Stacey Higginbotham (no relation to Michael Hickenbottom) wrote an interesting article for GigaOm about the end of all-you-can-eat broadband access. Most Internet providers are working towards tiered plans with set bandwidth caps. Cable companies are being the most aggressive with these practices, since Internet video cuts into their television offerings. Sadly, it looks like “unlimited” Internet will be going the way of the dodo.
The article got me thinking about cloud-based gaming-services like OnLive, Gaikai, and whatever Ken Kutaragi is cooking up. While some of you are fixated on the pricing structure these services will offer (stares at Smartguy), I think that’s a pretty minor problem. Sure, a small and vocal percentage of customers will argue that digital downloads should be much cheaper than retail games and be disappointed when they’re not. Some will complain about not being able to resell games. The majority of consumers will just pay the set price and live with it (see the Xbox 360 wireless adapter, for example).

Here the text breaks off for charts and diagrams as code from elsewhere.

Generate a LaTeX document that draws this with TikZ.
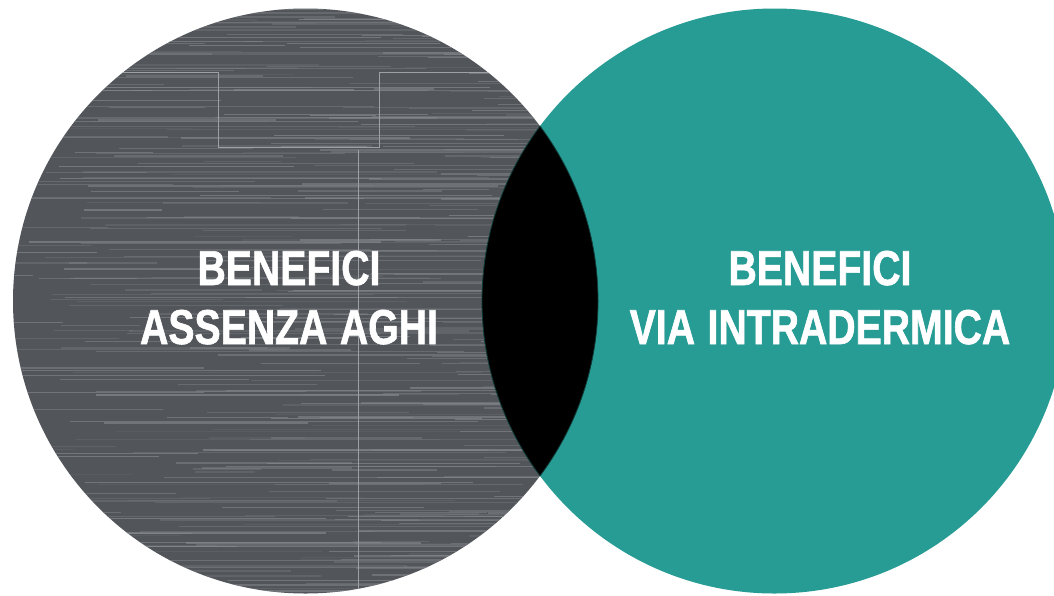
\documentclass[tikz,border=0pt]{standalone}
\usepackage{fontspec}
\newfontfamily\condfont[FakeStretch=0.8,FakeBold=1.2,WordSpace=1.15]{Liberation Sans Bold}
\definecolor{graybase}{HTML}{52565A}
\definecolor{streak}{HTML}{8C9094}
\definecolor{tealc}{HTML}{279C94}
\tikzset{
  label text/.style={text=white, font=\condfont\fontsize{49}{60}\selectfont, align=center, inner sep=0pt},
  artifact/.style={draw=streak!85, line width=0.7pt}
}
\begin{document}
\begin{tikzpicture}[x=1pt,y=-1pt]
\useasboundingbox (0,0) rectangle (1054,595);
\clip (0,0) rectangle (1054,595);
% right circle
\fill[tealc] (774.5,301) circle (292.5);
% left circle with texture
\begin{scope}
  \clip (305.5,301) circle (292.5);
  \fill[graybase] (0,0) rectangle (620,595);
  \pgfmathsetseed{11}
  \foreach \i in {1,...,420}{
    \pgfmathsetmacro{\yy}{8+587*rnd}
    \pgfmathsetmacro{\xs}{-40+560*rnd}
    \pgfmathsetmacro{\ll}{60+380*rnd}
    \pgfmathsetmacro{\op}{0.12+0.5*rnd}
    \pgfmathsetmacro{\lw}{0.5+1.4*rnd}
    \draw[streak, opacity=\op, line width=\lw pt] (\xs,\yy) -- ++(\ll,0);
  }
  \draw[artifact] (0,72) -- (218,72) -- (218,147) -- (379,147) -- (379,72) -- (620,72);
  \draw[artifact] (358,150) -- (358,595);
\end{scope}
% lens
\begin{scope}
  \clip (305.5,301) circle (292.5);
  \fill[black] (774.5,301) circle (292.5);
  \draw[tealc!40!black, line width=0.8pt] (774.5,301) circle (292.5);
\end{scope}
\begin{scope}
  \clip (774.5,301) circle (292.5);
  \draw[tealc!40!black, line width=0.8pt] (305.5,301) circle (292.5);
\end{scope}
% texts
\node[label text, anchor=base] (l1) at (289,285) {BENEFICI};
\node[label text, anchor=base] (l2) at (289,344) {ASSENZA AGHI};
\node[label text, anchor=base] (r1) at (820,285) {BENEFICI};
\node[label text, anchor=base] (r2) at (820,344) {VIA INTRADERMICA};
\end{tikzpicture}
\end{document}
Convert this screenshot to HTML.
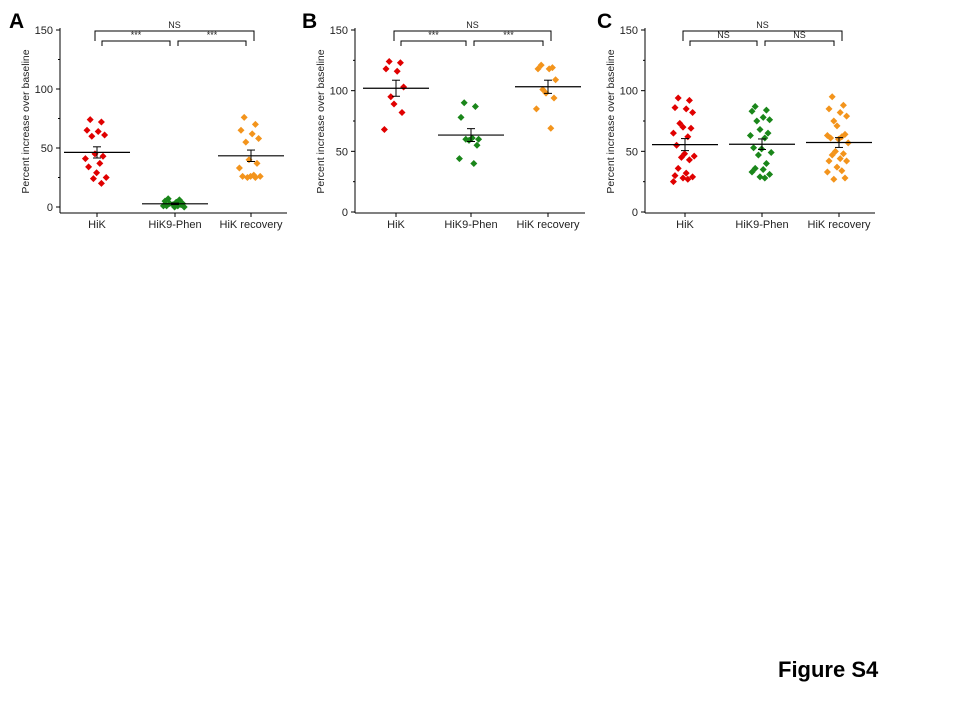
<!DOCTYPE html>
<html><head><meta charset="utf-8"><style>
body{margin:0;background:#fff;width:960px;height:720px;overflow:hidden}
svg{font-family:"Liberation Sans",Arial,sans-serif}
</style></head><body>
<svg id="fig" width="960" height="720">
<text x="778" y="677" font-size="22" font-weight="bold">Figure S4</text>
</svg>
<script>
const categories=["HiK","HiK9-Phen","HiK recovery"];
const colors=["#e00000","#1a861a","#f3941c"];
const yTicks=[0,50,100,150];
const aHiK=[74,72,65,64,61,60,45,43,41,37,34,29,25,24,20];
const aPhen=[7,6,5,4,3,3,2,2,1,1,1,0,0];
const aRec=[76,70,65,62,58,55,40,37,33,27,26,26,26,25,25];
const aSig=["***","***","NS"];
const bHiK=[124,123,118,116,103,95,89,82,68];
const bPhen=[90,87,78,61,60,60,59,55,44,40];
const bRec=[121,119,118,118,109,101,98,94,85,69];
const bSig=["***","***","NS"];
const cHiK=[94,92,86,85,82,73,70,69,65,62,55,48,46,45,43,36,32,30,29,28,27,25];
const cPhen=[87,84,83,78,76,75,68,65,63,61,53,52,49,47,40,36,35,33,31,29,28];
const cRec=[95,88,85,82,79,75,71,64,63,62,61,60,57,50,48,47,44,42,42,37,34,33,28,27];
const cSig=["NS","NS","NS"];
const jitter=[-3,4,-5,2,6,-2,0,5,-6,3,-4,1,7,-1,4,-3,2,-5,6,0,3,-6,5,-2];

const svg=document.getElementById('fig');
const NS='http://www.w3.org/2000/svg';
function mk(tag,attrs,parent){const e=document.createElementNS(NS,tag);for(const k in attrs)e.setAttribute(k,attrs[k]);(parent||svg).appendChild(e);return e;}
function mean(a){return a.reduce((s,v)=>s+v,0)/a.length;}
function sem(a){const m=mean(a);return Math.sqrt(a.reduce((s,v)=>s+(v-m)*(v-m),0)/(a.length-1))/Math.sqrt(a.length);}

const panels=[
 {letter:"A",lx:9,x0:60,x1:287,y0:207,cx:[97,175,251],data:[aHiK,aPhen,aRec],sig:aSig},
 {letter:"B",lx:302,x0:355,x1:585,y0:212,cx:[396,471,548],data:[bHiK,bPhen,bRec],sig:bSig},
 {letter:"C",lx:597,x0:645,x1:875,y0:212,cx:[685,762,839],data:[cHiK,cPhen,cRec],sig:cSig}
];
panels.forEach((p,pi)=>{
 const g=mk('g',{});
 
 
 const yTop=30;
 const y=v=>p.y0-(v/150)*(p.y0-yTop);
 const xAxisY=213;
 const t=mk('text',{x:p.lx,y:28,'font-size':21,'font-weight':'bold'},g);t.textContent=p.letter;
 
 
 const ya=mk('line',{x1:p.x0,y1:yTop-2,x2:p.x0,y2:xAxisY,stroke:'#000','stroke-width':1},g);
 
 
 const xa=mk('line',{x1:p.x0,y1:xAxisY,x2:p.x1,y2:xAxisY,stroke:'#000','stroke-width':1},g);
 
 
 yTicks.forEach(v=>{
  mk('line',{x1:p.x0-4,y1:y(v),x2:p.x0,y2:y(v),stroke:'#000'},g);
  const tl=mk('text',{x:p.x0-7,y:y(v)+4,'font-size':11,'text-anchor':'end',fill:'#222'},g);tl.textContent=v;
  
  
  if(v<150)mk('line',{x1:p.x0-2,y1:y(v+25),x2:p.x0,y2:y(v+25),stroke:'#000'},g);
 });
 const yt=mk('text',{x:0,y:0,'font-size':10.5,'text-anchor':'middle',fill:'#222',transform:`translate(${p.x0-31},${(yTop+xAxisY)/2}) rotate(-90)`},g);
 yt.textContent='Percent increase over baseline';
 
 
 categories.forEach((c,i)=>{
  const cx=p.cx[i];
  mk('line',{x1:cx,y1:xAxisY,x2:cx,y2:xAxisY+4,stroke:'#000'},g);
  const cl=mk('text',{x:cx,y:228,'font-size':11,'text-anchor':'middle',fill:'#222'},g);cl.textContent=c;
  
  
  const d=p.data[i];
  d.forEach((v,k)=>{
   const px=cx-2+jitter[k%jitter.length]*1.6,py=y(v);
   const pt=mk('path',{d:`M${px},${py-3.5}L${px+3.5},${py}L${px},${py+3.5}L${px-3.5},${py}Z`,fill:colors[i]},g);
   
   
  });
  const m=mean(d),s=sem(d);
  const ml=mk('line',{x1:cx-33,y1:y(m),x2:cx+33,y2:y(m),stroke:'#000','stroke-width':1.2},g);
  
  
  mk('line',{x1:cx,y1:y(m+s),x2:cx,y2:y(m-s),stroke:'#000'},g);
  mk('line',{x1:cx-4,y1:y(m+s),x2:cx+4,y2:y(m+s),stroke:'#000'},g);
  mk('line',{x1:cx-4,y1:y(m-s),x2:cx+4,y2:y(m-s),stroke:'#000'},g);
 });
 const br=(xa,xb,yb,h,label,name)=>{
  const b=mk('path',{d:`M${xa},${yb+h}V${yb}H${xb}V${yb+h}`,fill:'none',stroke:'#000'},g);
  
  
  const bt=mk('text',{x:(xa+xb)/2,y:yb-3,'font-size':9,'text-anchor':'middle',fill:'#222'},g);bt.textContent=label;
  
  
 };
 br(p.cx[0]+5,p.cx[0]-2+(p.cx[1]-p.cx[0])-3,41,5,p.sig[0],'bracket-1-2');
 br(p.cx[1]+3,p.cx[2]-5,41,5,p.sig[1],'bracket-2-3');
 br(p.cx[0]-2,p.cx[2]+3,31,10,p.sig[2],'bracket-1-3');
});
</script>
</body></html>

Getting back to the death of unlimited Internet, I’ve said time and time again that Internet services providers are the biggest obstacles to cloud gaming in America. How can you stream Blu-ray quality graphics when you have a Comcastic bandwidth cap of 250GB? How can you play hours and hours of online games every day with a limited amount of Internet access? The answer is that you can do all these things…but you’ll have to pay a premium price for Internet service. You’ll have to pay for the top speeds and the largest caps, which will surely cost more than whatever you’re paying now and can eliminate some of the inherent “cheapness” cloud gaming has to offer.
I’m all for cloud gaming. I am of the opinion that optical discs and plastic boxes are stupid. I’d gladly trade the stacks and stacks of games that I have for files in a digital locker. The problem is that ISPs are going to make it difficult for me to get to my locker.